Number of binary search trees over n elements

Question

I need to find a number of different binary search trees over n elements. I know, that the number of binary search trees over n distinct elements is Catalan number. But what if numbers can repeat? In Binary Search Tree elements of left subtree are less than root, and elements of right subtree are equal or greater than root.

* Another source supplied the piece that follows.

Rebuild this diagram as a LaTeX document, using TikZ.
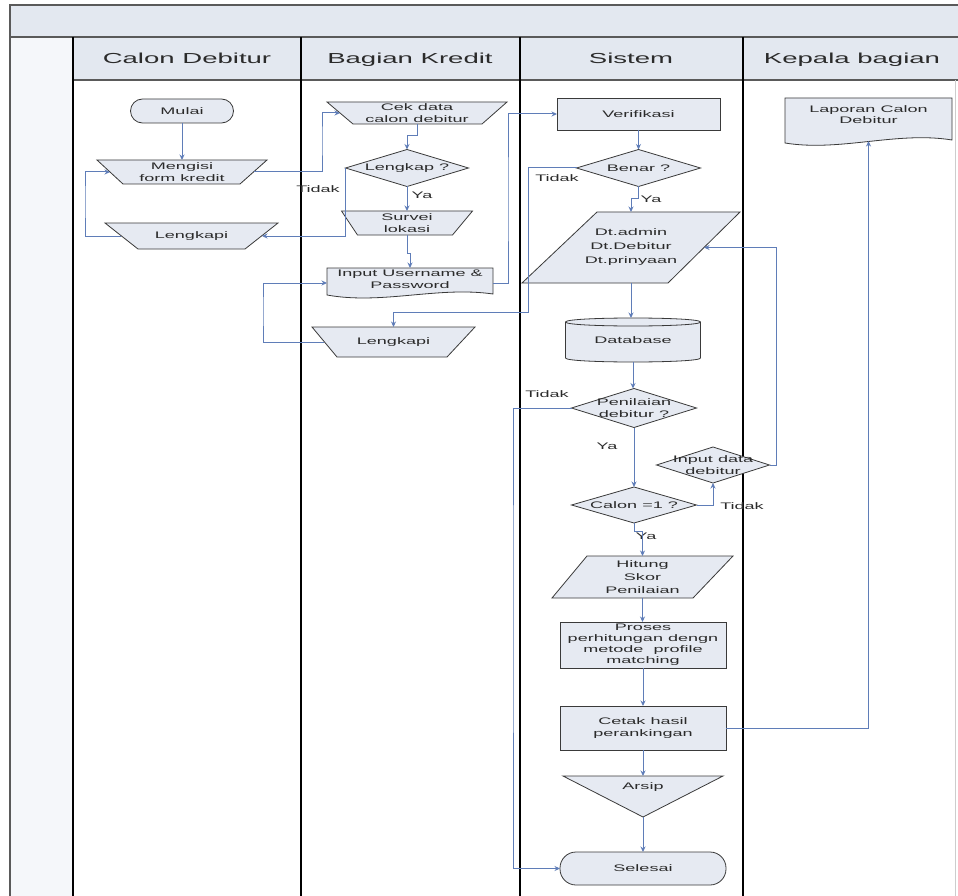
\documentclass[tikz,border=0pt]{standalone}
\usepackage{fontspec}
\setmainfont{Liberation Sans}[FakeStretch=1.9]
\usetikzlibrary{arrows.meta}
\pgfdeclarelayer{lanes}
\pgfdeclarelayer{shapes}
\pgfsetlayers{lanes,shapes,main}
\definecolor{band}{HTML}{E3E8F0}
\definecolor{leftcol}{HTML}{F5F7FA}
\definecolor{nodefill}{HTML}{E6EAF2}
\definecolor{edge}{HTML}{3A3A3A}
\definecolor{conn}{HTML}{5F7DB8}
\definecolor{txt}{HTML}{2B2B2B}
\definecolor{frame}{HTML}{5A5A5A}
\newcommand\nf{\fontsize{9.5}{12}\selectfont}
\newcommand\hf{\fontsize{14.5}{16}\selectfont}
\begin{document}
\begin{tikzpicture}[x=1pt,y=-1pt,
  nd/.style={inner sep=0pt, outer sep=0pt, align=center, text=txt, font=\nf},
  shp/.style={draw=edge, fill=nodefill, line width=0.8pt},
  arr/.style={draw=conn, line width=1pt, -{Stealth[length=5.5pt,width=5pt]}},
  lbl/.style={inner sep=0pt, text=txt, font=\nf},
  lanebar/.style={draw=black, line width=1.8pt},
  framebar/.style={draw=frame, line width=1.2pt},
  hdr/.style={inner sep=0pt, text=txt, font=\hf, anchor=base}]

\useasboundingbox (0,0) rectangle (958,896);

% ---------------- lanes ----------------
\begin{pgfonlayer}{lanes}
\fill[white] (0,0) rectangle (958,896);
\fill[band] (10,5) rectangle (970,37);
\fill[band] (73,37) rectangle (970,80);
\fill[leftcol] (10,37) rectangle (73,900);
\draw[framebar] (970,5) -- (10,5) -- (10,900);
\draw[framebar] (10,37) -- (970,37);
\draw[framebar] (73,80) -- (970,80);
\draw[draw=frame!30, line width=0.8pt] (955,80) -- (955,900);
\draw[lanebar] (73,37) -- (73,900);
\draw[lanebar] (301,37) -- (301,900);
\draw[lanebar] (520,37) -- (520,900);
\draw[lanebar] (743,37) -- (743,900);
\end{pgfonlayer}

\node[hdr] (hcd) at (187,64) {Calon Debitur};
\node[hdr] (hbk) at (410,64) {Bagian Kredit};
\node[hdr] (hsi) at (631,64) {Sistem};
\node[hdr] (hkb) at (852,64) {Kepala bagian};

% ---------------- nodes ----------------
\node[nd, minimum width=103pt, minimum height=24pt] (mulai) at (182,111) {Mulai};
\node[nd, minimum width=170pt, minimum height=24pt] (mengisi) at (182,172) {Mengisi\\form kredit};
\node[nd, minimum width=173pt, minimum height=26pt] (lengkapiA) at (191.5,236) {Lengkapi};

\node[nd, minimum width=180pt, minimum height=22pt] (cek) at (417,113) {Cek data\\calon debitur};
\node[nd, minimum width=123pt, minimum height=37pt] (lengkap) at (407,168) {Lengkap ?};
\node[nd, minimum width=131pt, minimum height=24pt] (survei) at (407,223) {Survei\\lokasi};
\node[nd, minimum width=166pt, minimum height=30pt, text depth=7pt] (input) at (410,283) {Input Username \&\\Password};
\node[nd, minimum width=163pt, minimum height=30pt] (lengkapiB) at (393.5,342) {Lengkapi};

\node[nd, minimum width=163pt, minimum height=32pt] (verif) at (638.5,114) {Verifikasi};
\node[nd, minimum width=124pt, minimum height=37pt] (benar) at (638.5,168) {Benar ?};
\node[nd, minimum width=218pt, minimum height=71pt, font=\fontsize{9.5}{14}\selectfont] (dt) at (631,247.5) {Dt.admin\\Dt.Debitur\\Dt.prinyaan};
\node[nd, minimum width=135pt, minimum height=44pt] (db) at (633,340) {Database};
\node[nd, minimum width=125pt, minimum height=39pt, font=\fontsize{9.5}{11.5}\selectfont] (penil) at (634,408) {Penilaian\\debitur ?};
\node[nd, minimum width=113pt, minimum height=36pt] (inputdata) at (713,465) {Input data\\debitur};
\node[nd, minimum width=125pt, minimum height=36pt] (calon) at (634,505) {Calon =1 ?};
\node[nd, minimum width=181pt, minimum height=42pt, font=\fontsize{9.5}{13}\selectfont] (hitung) at (642.5,577) {Hitung\\Skor\\Penilaian};
\node[nd, minimum width=166pt, minimum height=46pt, font=\fontsize{9.5}{11}\selectfont] (proses) at (643,645) {Proses\\perhitungan dengn\\metode~ profile\\matching};
\node[nd, minimum width=166pt, minimum height=44pt, font=\fontsize{9.5}{11.5}\selectfont] (cetak) at (643,728) {Cetak hasil\\perankingan};
\node[nd, minimum width=160pt, minimum height=41pt, text depth=20pt] (arsip) at (643,796.5) {Arsip};
\node[nd, minimum width=166pt, minimum height=33pt] (selesai) at (643,868.5) {Selesai};

\node[nd, minimum width=167pt, minimum height=47pt, text depth=14pt, font=\fontsize{9.5}{11.5}\selectfont] (laporan) at (868.5,121.5) {Laporan Calon\\Debitur};

% ---------------- shapes ----------------
\begin{pgfonlayer}{shapes}
\path[shp, rounded corners=12pt] (mulai.north west) rectangle (mulai.south east);
\path[shp] (mengisi.north west) -- (mengisi.north east) -- ([xshift=-27pt]mengisi.south east) -- ([xshift=26pt]mengisi.south west) -- cycle;
\path[shp] (lengkapiA.north west) -- (lengkapiA.north east) -- ([xshift=-33pt]lengkapiA.south east) -- ([xshift=33pt]lengkapiA.south west) -- cycle;
\path[shp] (cek.north west) -- (cek.north east) -- ([xshift=-25pt]cek.south east) -- ([xshift=26pt]cek.south west) -- cycle;
\path[shp] (lengkap.north) -- (lengkap.east) -- (lengkap.south) -- (lengkap.west) -- cycle;
\path[shp] (survei.north west) -- (survei.north east) -- ([xshift=-20pt]survei.south east) -- ([xshift=16pt]survei.south west) -- cycle;
\path[shp] (input.north west) -- (input.north east) -- ([yshift=4pt]input.south east)
  .. controls ([xshift=-55pt,yshift=12pt]input.south east) and ([xshift=55pt,yshift=-7pt]input.south west) .. ([yshift=3pt]input.south west) -- cycle;
\path[shp] (lengkapiB.north west) -- (lengkapiB.north east) -- ([xshift=-28pt]lengkapiB.south east) -- ([xshift=25pt]lengkapiB.south west) -- cycle;

\path[shp] (verif.north west) rectangle (verif.south east);
\path[shp] (benar.north) -- (benar.east) -- (benar.south) -- (benar.west) -- cycle;
\path[shp] ([xshift=75pt]dt.north west) -- (dt.north east) -- ([xshift=-72pt]dt.south east) -- (dt.south west) -- cycle;
\path[shp] ([yshift=-4pt]db.north west) -- ([yshift=4pt]db.south west)
  .. controls ([yshift=-1.33pt]db.south west) and ([yshift=-1.33pt]db.south east) .. ([yshift=4pt]db.south east)
  -- ([yshift=-4pt]db.north east)
  .. controls ([yshift=1.33pt]db.north east) and ([yshift=1.33pt]db.north west) .. ([yshift=-4pt]db.north west) -- cycle;
\draw[draw=edge, line width=0.8pt] ([yshift=-4pt]db.north west) .. controls ([yshift=-9.33pt]db.north west) and ([yshift=-9.33pt]db.north east) .. ([yshift=-4pt]db.north east);
\path[shp] (penil.north) -- (penil.east) -- (penil.south) -- (penil.west) -- cycle;
\path[shp] (inputdata.north) -- (inputdata.east) -- (inputdata.south) -- (inputdata.west) -- cycle;
\path[shp] (calon.north) -- (calon.east) -- (calon.south) -- (calon.west) -- cycle;
\path[shp] ([xshift=35pt]hitung.north west) -- (hitung.north east) -- ([xshift=-40pt]hitung.south east) -- (hitung.south west) -- cycle;
\path[shp] (proses.north west) rectangle (proses.south east);
\path[shp] (cetak.north west) rectangle (cetak.south east);
\path[shp] (arsip.north west) -- (arsip.north east) -- (arsip.south) -- cycle;
\path[shp, rounded corners=16pt] (selesai.north west) rectangle (selesai.south east);

\path[shp] (laporan.north west) -- (laporan.north east) -- ([yshift=5pt]laporan.south east)
  .. controls ([xshift=-55pt,yshift=14pt]laporan.south east) and ([xshift=55pt,yshift=-7pt]laporan.south west) .. ([yshift=2pt]laporan.south west) -- cycle;
\end{pgfonlayer}

% ---------------- labels ----------------
\node[lbl] (tA) at (318,189) {Tidak};
\node[lbl] (yA) at (422,195) {Ya};
\node[lbl] (tB) at (557,178) {Tidak};
\node[lbl] (yB) at (651,199) {Ya};
\node[lbl] (tC) at (547,394) {Tidak};
\node[lbl] (yC) at (607,446) {Ya};
\node[lbl] (tD) at (742,506) {Tidak};
\node[lbl] (yD) at (646,536) {Ya};

% ---------------- connectors ----------------
\coordinate (b1) at (322,140);
\coordinate (d1) at (85,200);
\coordinate (h1) at (508,200);
\coordinate (i1) at (528,312);
\coordinate (j1) at (263,310);
\coordinate (o1) at (513,600);
\coordinate (r1) at (776,350);

\draw[arr] (mulai.south) -- (mengisi.north);
\draw[arr] ([xshift=-13pt]mengisi.east) -| (b1) |- ([xshift=13pt]cek.west);
\draw[arr] (cek.south) -- ++(0,12) -| (lengkap.north);
\draw[arr] (lengkap.west) |- ([xshift=-16pt]lengkapiA.east);
\draw[arr] ([xshift=16pt]lengkapiA.west) -| (d1) |- ([xshift=13pt]mengisi.west);
\draw[arr] (lengkap.south) -- (survei.north);
\draw[arr] (survei.south) -- ++(0,18) -| (input.north);
\draw[arr] (input.east) -| (h1) |- (verif.west);
\draw[arr] (lengkapiB.west) ++(12pt,0pt) -| (j1) |- (input.west);
\draw[arr] (verif.south) -- (benar.north);
\draw[arr] (benar.west) -| (i1) -| (lengkapiB.north);
\draw[arr] (benar.south) -- ++(0,12) -| (dt.north);
\draw[arr] (dt.south) -- (dt.south |- db.north);
\draw[arr] (db.south) -- (db.south |- penil.north);
\draw[arr] (penil.west) -| (o1) |- (selesai.west);
\draw[arr] (penil.south) -- (calon.north);
\draw[arr] (calon.east) -| (inputdata.south);
\draw[arr] (inputdata.east) -| (r1) |- ([xshift=-36pt]dt.east);
\draw[arr] (calon.south) -- ++(0,8) -| (hitung.north);
\draw[arr] (hitung.south) -- (hitung.south |- proses.north);
\draw[arr] (proses.south) -- (cetak.north);
\draw[arr] (cetak.south) -- (arsip.north);
\draw[arr] (arsip.south) -- (selesai.north);
\draw[arr] (cetak.east) -| ([yshift=4pt]laporan.south);
\end{tikzpicture}
\end{document}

This is my code for calculating a number of different binary search trees over n elements. I calculate this number by modulo 123456789, as it can be really big. Can I simply change it to solve my problem?

#include <algorithm>
#include <vector>
#include <iostream>
#include <limits>

using std::vector;
using std::cin;
using std::cout;
using std::endl;


long long countTreeDP(int nodeNumber) 
{
    vector <vector<long long> > cNumbers;
    for (int i = 0; i < nodeNumber + 2; ++i)
    {
        vector<long long> cur(nodeNumber + 2, 0);
        cNumbers.push_back(cur);
    }
    for (int i = 0; i < nodeNumber + 2; ++i)
    {
        cNumbers[i][0] = 1;
    }

    long long sum = 0;
    for (int i = 1; i < nodeNumber + 1; ++i) 
    {
        sum = 0;
        for (int j = 1; j <= i; ++j) 
        {
            long long numFirst = cNumbers[nodeNumber + 1][i - j] % 123456789;
            long long numSecond = cNumbers[nodeNumber + 1][j - 1] % 123456789;
            cNumbers[j][i] = (numFirst * numSecond) % 123456789;
            sum += cNumbers[j][i];
            sum = sum % 123456789;
        }
        cNumbers[nodeNumber+1][i] = sum;
    }

    return cNumbers[nodeNumber+1][nodeNumber];
}

int main()
{
    vector<long long> nodesValues;
    int size = 0;
    cin >> size;

    for (int i = 0; i < size; ++i)
    {
        long long elem;
        cin >> elem;
        nodesValues.push_back(elem);        
    }

    std::sort(nodesValues.begin(), nodesValues.end());

    int uniqueCount = 0;

    for (int i = 1; i < nodesValues.size(); ++i)
    {
        if (nodesValues[i] != nodesValues[i-1])
            ++uniqueCount;
    }
    cout << countTreeDP(uniqueCount + 1) << endl;
    system("pause");
    return 0;
}

Answer 1

I'm assuming that a[i] for 0 ≤ i < n is your sorted array of node values. Here is what I'd do: create a two-dimensional table T such that entry T[x][y] counts the number of search trees for the subsequence x ≤ i < y. You'd initialize it by setting all T[i][i] for 0 ≤ i ≤ n to 1, since the empty sequence has only one search tree, the empty tree.

Now you'd write three nested loops. The outermost loop iterates over sequence length, the middle iterates over possible starting positions, and the innermost iterates over possible tree nodes. Something like

for (int len = 1; len <= n; ++len) {
  for (int pos = 0; pos <= n - len; ++pos) {
    int left = pos, right = pos + len;
    long long cnt = 0;
    for (int root = left; root < right; ++root) {
      if (root > left && a[root] == a[root - 1])
        continue; // duplicate element may not be root
      cnt += T[left][root]*T[root + 1][right];
    }
  }
}

The above would work without the if for the case of distinct elements. If you can have duplicate elements, then an element can only be considered a root of a subtree (according to your definition) if the element before it is strictly less than the element itself, or if it is the first element of the subtree. So the check above skips invalid roots, so in the end T[0][n] would hold your desired count.

I'll leave the modulo arithemtic to you. I'll also leave it to you to compare this idea to the code you wrote yourself, since I don't feel like reading that much uncommented code just now.